● Problem to solve
Leave the pictures out. Return all other data exactly.

● Material
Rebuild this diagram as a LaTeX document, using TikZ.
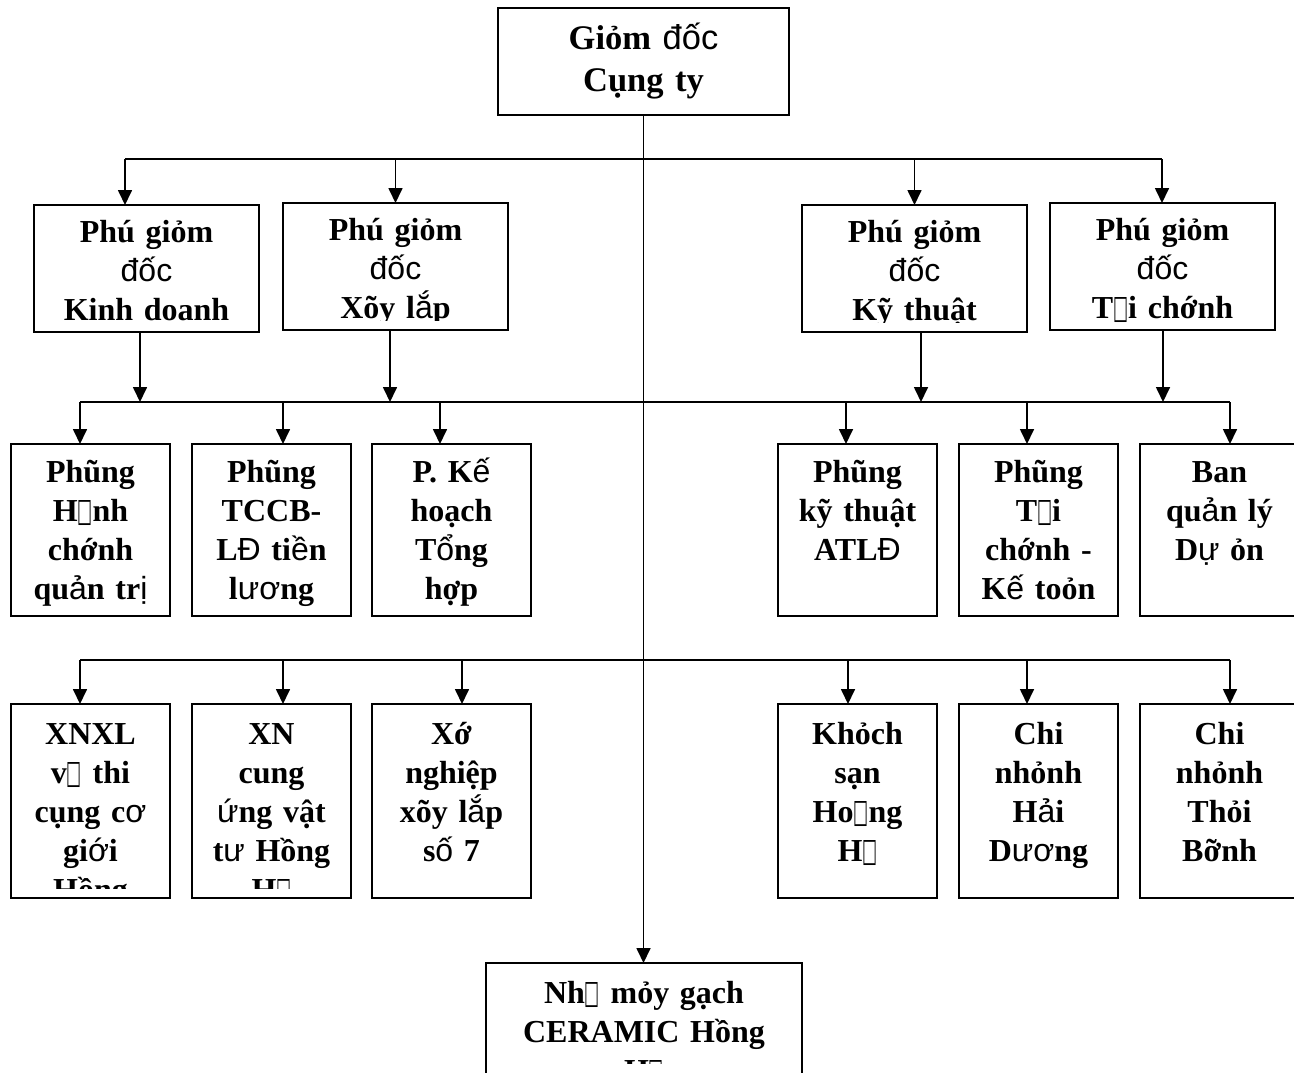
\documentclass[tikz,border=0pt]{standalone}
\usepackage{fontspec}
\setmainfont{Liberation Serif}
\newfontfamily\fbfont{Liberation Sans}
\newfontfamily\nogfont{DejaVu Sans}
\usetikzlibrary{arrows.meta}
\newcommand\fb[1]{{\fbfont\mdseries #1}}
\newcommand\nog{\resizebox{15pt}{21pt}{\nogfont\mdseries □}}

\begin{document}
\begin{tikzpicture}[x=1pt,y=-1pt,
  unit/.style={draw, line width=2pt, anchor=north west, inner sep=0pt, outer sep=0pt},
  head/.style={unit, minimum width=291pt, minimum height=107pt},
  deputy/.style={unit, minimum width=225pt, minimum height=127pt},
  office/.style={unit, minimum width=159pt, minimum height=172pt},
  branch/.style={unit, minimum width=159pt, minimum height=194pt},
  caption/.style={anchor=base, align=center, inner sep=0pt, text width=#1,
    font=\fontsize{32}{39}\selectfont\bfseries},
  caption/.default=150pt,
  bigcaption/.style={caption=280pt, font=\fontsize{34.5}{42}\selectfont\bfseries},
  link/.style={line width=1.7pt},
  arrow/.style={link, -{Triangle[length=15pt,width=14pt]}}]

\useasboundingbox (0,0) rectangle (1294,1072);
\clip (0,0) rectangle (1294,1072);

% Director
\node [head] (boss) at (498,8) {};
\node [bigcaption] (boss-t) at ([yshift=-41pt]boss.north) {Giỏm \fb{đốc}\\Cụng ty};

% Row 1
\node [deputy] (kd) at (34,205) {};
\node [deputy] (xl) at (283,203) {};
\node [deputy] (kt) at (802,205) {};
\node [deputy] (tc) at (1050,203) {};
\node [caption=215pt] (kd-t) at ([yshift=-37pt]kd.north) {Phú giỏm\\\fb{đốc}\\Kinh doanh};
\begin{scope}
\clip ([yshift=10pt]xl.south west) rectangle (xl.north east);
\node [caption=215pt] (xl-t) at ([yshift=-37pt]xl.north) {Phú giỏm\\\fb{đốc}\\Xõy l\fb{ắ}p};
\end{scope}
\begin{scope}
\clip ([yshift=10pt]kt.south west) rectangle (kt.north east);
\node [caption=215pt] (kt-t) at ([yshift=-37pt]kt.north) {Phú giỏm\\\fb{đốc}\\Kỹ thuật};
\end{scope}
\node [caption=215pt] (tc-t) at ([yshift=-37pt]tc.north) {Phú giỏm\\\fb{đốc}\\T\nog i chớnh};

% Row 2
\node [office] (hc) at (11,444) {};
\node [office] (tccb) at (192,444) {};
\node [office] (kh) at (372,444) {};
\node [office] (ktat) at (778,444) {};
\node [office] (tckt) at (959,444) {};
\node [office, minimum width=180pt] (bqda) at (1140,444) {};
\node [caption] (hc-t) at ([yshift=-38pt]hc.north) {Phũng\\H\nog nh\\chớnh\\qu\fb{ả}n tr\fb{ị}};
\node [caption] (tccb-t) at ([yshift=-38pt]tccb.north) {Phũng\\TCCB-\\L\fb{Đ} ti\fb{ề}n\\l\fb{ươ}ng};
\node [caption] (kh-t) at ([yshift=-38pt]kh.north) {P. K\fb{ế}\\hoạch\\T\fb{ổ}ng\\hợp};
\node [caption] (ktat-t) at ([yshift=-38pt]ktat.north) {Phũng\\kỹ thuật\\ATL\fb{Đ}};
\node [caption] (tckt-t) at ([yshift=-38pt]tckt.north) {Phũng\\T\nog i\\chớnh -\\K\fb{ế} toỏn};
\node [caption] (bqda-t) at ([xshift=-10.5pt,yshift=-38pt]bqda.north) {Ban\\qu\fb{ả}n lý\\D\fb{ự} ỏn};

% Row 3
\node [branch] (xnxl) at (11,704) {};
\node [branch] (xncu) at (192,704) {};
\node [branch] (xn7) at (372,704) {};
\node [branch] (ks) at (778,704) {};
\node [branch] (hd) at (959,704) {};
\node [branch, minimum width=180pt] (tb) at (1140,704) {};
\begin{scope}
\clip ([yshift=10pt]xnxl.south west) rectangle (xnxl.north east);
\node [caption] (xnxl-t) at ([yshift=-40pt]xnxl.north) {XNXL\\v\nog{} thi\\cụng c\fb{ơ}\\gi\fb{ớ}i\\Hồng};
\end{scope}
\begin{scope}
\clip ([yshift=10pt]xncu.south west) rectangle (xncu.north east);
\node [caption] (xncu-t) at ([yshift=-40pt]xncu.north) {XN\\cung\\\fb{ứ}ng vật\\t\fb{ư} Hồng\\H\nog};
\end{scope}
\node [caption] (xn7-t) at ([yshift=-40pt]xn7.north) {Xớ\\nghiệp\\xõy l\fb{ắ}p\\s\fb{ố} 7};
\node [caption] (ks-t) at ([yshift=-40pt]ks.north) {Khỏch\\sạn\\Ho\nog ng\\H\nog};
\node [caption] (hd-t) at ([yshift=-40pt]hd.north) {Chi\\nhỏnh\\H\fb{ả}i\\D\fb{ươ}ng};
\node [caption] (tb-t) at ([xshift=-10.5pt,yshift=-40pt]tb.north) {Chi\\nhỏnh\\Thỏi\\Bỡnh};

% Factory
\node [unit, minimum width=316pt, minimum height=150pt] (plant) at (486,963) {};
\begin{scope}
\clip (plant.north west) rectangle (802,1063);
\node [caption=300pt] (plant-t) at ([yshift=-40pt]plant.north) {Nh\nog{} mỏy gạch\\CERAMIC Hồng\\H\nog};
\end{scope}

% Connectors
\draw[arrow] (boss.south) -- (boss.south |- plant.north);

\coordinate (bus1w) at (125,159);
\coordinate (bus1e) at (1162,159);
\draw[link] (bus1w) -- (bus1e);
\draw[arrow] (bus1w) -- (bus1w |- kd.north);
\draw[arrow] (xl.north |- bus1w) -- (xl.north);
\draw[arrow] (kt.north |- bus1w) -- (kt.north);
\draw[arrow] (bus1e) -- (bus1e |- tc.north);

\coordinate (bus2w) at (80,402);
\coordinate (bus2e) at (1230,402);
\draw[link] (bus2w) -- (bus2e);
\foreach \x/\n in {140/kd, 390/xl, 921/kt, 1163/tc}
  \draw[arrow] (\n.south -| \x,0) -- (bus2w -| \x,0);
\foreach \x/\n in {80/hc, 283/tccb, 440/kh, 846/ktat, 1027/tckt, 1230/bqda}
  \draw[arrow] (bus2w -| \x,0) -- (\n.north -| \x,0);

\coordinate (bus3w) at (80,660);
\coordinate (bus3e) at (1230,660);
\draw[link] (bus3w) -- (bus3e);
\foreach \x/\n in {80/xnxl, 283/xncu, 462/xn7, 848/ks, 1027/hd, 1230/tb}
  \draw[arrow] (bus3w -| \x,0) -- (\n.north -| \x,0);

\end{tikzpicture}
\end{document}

● Result below
Rebuild this diagram as a LaTeX document, using TikZ.
\documentclass[tikz,border=0pt]{standalone}
\usepackage{fontspec}
\setmainfont{Liberation Serif}
\newfontfamily\fbfont{Liberation Sans}
\newfontfamily\nogfont{DejaVu Sans}
\usetikzlibrary{arrows.meta}
\newcommand\fb[1]{{\fbfont\mdseries #1}}
\newcommand\nog{\resizebox{15pt}{21pt}{\nogfont\mdseries □}}

\begin{document}
\begin{tikzpicture}[x=1pt,y=-1pt,
  unit/.style={draw, line width=2pt, anchor=north west, inner sep=0pt, outer sep=0pt},
  head/.style={unit, minimum width=291pt, minimum height=107pt},
  deputy/.style={unit, minimum width=225pt, minimum height=127pt},
  office/.style={unit, minimum width=159pt, minimum height=172pt},
  branch/.style={unit, minimum width=159pt, minimum height=194pt},
  caption/.style={anchor=base, align=center, inner sep=0pt, text width=#1,
    font=\fontsize{32}{39}\selectfont\bfseries},
  caption/.default=150pt,
  bigcaption/.style={caption=280pt, font=\fontsize{34.5}{42}\selectfont\bfseries},
  link/.style={line width=1.7pt},
  arrow/.style={link, -{Triangle[length=15pt,width=14pt]}}]

\useasboundingbox (0,0) rectangle (1294,1072);
\clip (0,0) rectangle (1294,1072);

% Director
\node [head] (boss) at (498,8) {};
\node [bigcaption] (boss-t) at ([yshift=-41pt]boss.north) {Giỏm \fb{đốc}\\Cụng ty};

% Row 1
\node [deputy] (kd) at (34,205) {};
\node [deputy] (xl) at (283,203) {};
\node [deputy] (kt) at (802,205) {};
\node [deputy] (tc) at (1050,203) {};
\node [caption=215pt] (kd-t) at ([yshift=-37pt]kd.north) {Phú giỏm\\\fb{đốc}\\Kinh doanh};
\begin{scope}
\clip ([yshift=10pt]xl.south west) rectangle (xl.north east);
\node [caption=215pt] (xl-t) at ([yshift=-37pt]xl.north) {Phú giỏm\\\fb{đốc}\\Xõy l\fb{ắ}p};
\end{scope}
\begin{scope}
\clip ([yshift=10pt]kt.south west) rectangle (kt.north east);
\node [caption=215pt] (kt-t) at ([yshift=-37pt]kt.north) {Phú giỏm\\\fb{đốc}\\Kỹ thuật};
\end{scope}
\node [caption=215pt] (tc-t) at ([yshift=-37pt]tc.north) {Phú giỏm\\\fb{đốc}\\T\nog i chớnh};

% Row 2
\node [office] (hc) at (11,444) {};
\node [office] (tccb) at (192,444) {};
\node [office] (kh) at (372,444) {};
\node [office] (ktat) at (778,444) {};
\node [office] (tckt) at (959,444) {};
\node [office, minimum width=180pt] (bqda) at (1140,444) {};
\node [caption] (hc-t) at ([yshift=-38pt]hc.north) {Phũng\\H\nog nh\\chớnh\\qu\fb{ả}n tr\fb{ị}};
\node [caption] (tccb-t) at ([yshift=-38pt]tccb.north) {Phũng\\TCCB-\\L\fb{Đ} ti\fb{ề}n\\l\fb{ươ}ng};
\node [caption] (kh-t) at ([yshift=-38pt]kh.north) {P. K\fb{ế}\\hoạch\\T\fb{ổ}ng\\hợp};
\node [caption] (ktat-t) at ([yshift=-38pt]ktat.north) {Phũng\\kỹ thuật\\ATL\fb{Đ}};
\node [caption] (tckt-t) at ([yshift=-38pt]tckt.north) {Phũng\\T\nog i\\chớnh -\\K\fb{ế} toỏn};
\node [caption] (bqda-t) at ([xshift=-10.5pt,yshift=-38pt]bqda.north) {Ban\\qu\fb{ả}n lý\\D\fb{ự} ỏn};

% Row 3
\node [branch] (xnxl) at (11,704) {};
\node [branch] (xncu) at (192,704) {};
\node [branch] (xn7) at (372,704) {};
\node [branch] (ks) at (778,704) {};
\node [branch] (hd) at (959,704) {};
\node [branch, minimum width=180pt] (tb) at (1140,704) {};
\begin{scope}
\clip ([yshift=10pt]xnxl.south west) rectangle (xnxl.north east);
\node [caption] (xnxl-t) at ([yshift=-40pt]xnxl.north) {XNXL\\v\nog{} thi\\cụng c\fb{ơ}\\gi\fb{ớ}i\\Hồng};
\end{scope}
\begin{scope}
\clip ([yshift=10pt]xncu.south west) rectangle (xncu.north east);
\node [caption] (xncu-t) at ([yshift=-40pt]xncu.north) {XN\\cung\\\fb{ứ}ng vật\\t\fb{ư} Hồng\\H\nog};
\end{scope}
\node [caption] (xn7-t) at ([yshift=-40pt]xn7.north) {Xớ\\nghiệp\\xõy l\fb{ắ}p\\s\fb{ố} 7};
\node [caption] (ks-t) at ([yshift=-40pt]ks.north) {Khỏch\\sạn\\Ho\nog ng\\H\nog};
\node [caption] (hd-t) at ([yshift=-40pt]hd.north) {Chi\\nhỏnh\\H\fb{ả}i\\D\fb{ươ}ng};
\node [caption] (tb-t) at ([xshift=-10.5pt,yshift=-40pt]tb.north) {Chi\\nhỏnh\\Thỏi\\Bỡnh};

% Factory
\node [unit, minimum width=316pt, minimum height=150pt] (plant) at (486,963) {};
\begin{scope}
\clip (plant.north west) rectangle (802,1063);
\node [caption=300pt] (plant-t) at ([yshift=-40pt]plant.north) {Nh\nog{} mỏy gạch\\CERAMIC Hồng\\H\nog};
\end{scope}

% Connectors
\draw[arrow] (boss.south) -- (boss.south |- plant.north);

\coordinate (bus1w) at (125,159);
\coordinate (bus1e) at (1162,159);
\draw[link] (bus1w) -- (bus1e);
\draw[arrow] (bus1w) -- (bus1w |- kd.north);
\draw[arrow] (xl.north |- bus1w) -- (xl.north);
\draw[arrow] (kt.north |- bus1w) -- (kt.north);
\draw[arrow] (bus1e) -- (bus1e |- tc.north);

\coordinate (bus2w) at (80,402);
\coordinate (bus2e) at (1230,402);
\draw[link] (bus2w) -- (bus2e);
\foreach \x/\n in {140/kd, 390/xl, 921/kt, 1163/tc}
  \draw[arrow] (\n.south -| \x,0) -- (bus2w -| \x,0);
\foreach \x/\n in {80/hc, 283/tccb, 440/kh, 846/ktat, 1027/tckt, 1230/bqda}
  \draw[arrow] (bus2w -| \x,0) -- (\n.north -| \x,0);

\coordinate (bus3w) at (80,660);
\coordinate (bus3e) at (1230,660);
\draw[link] (bus3w) -- (bus3e);
\foreach \x/\n in {80/xnxl, 283/xncu, 462/xn7, 848/ks, 1027/hd, 1230/tb}
  \draw[arrow] (bus3w -| \x,0) -- (\n.north -| \x,0);

\end{tikzpicture}
\end{document}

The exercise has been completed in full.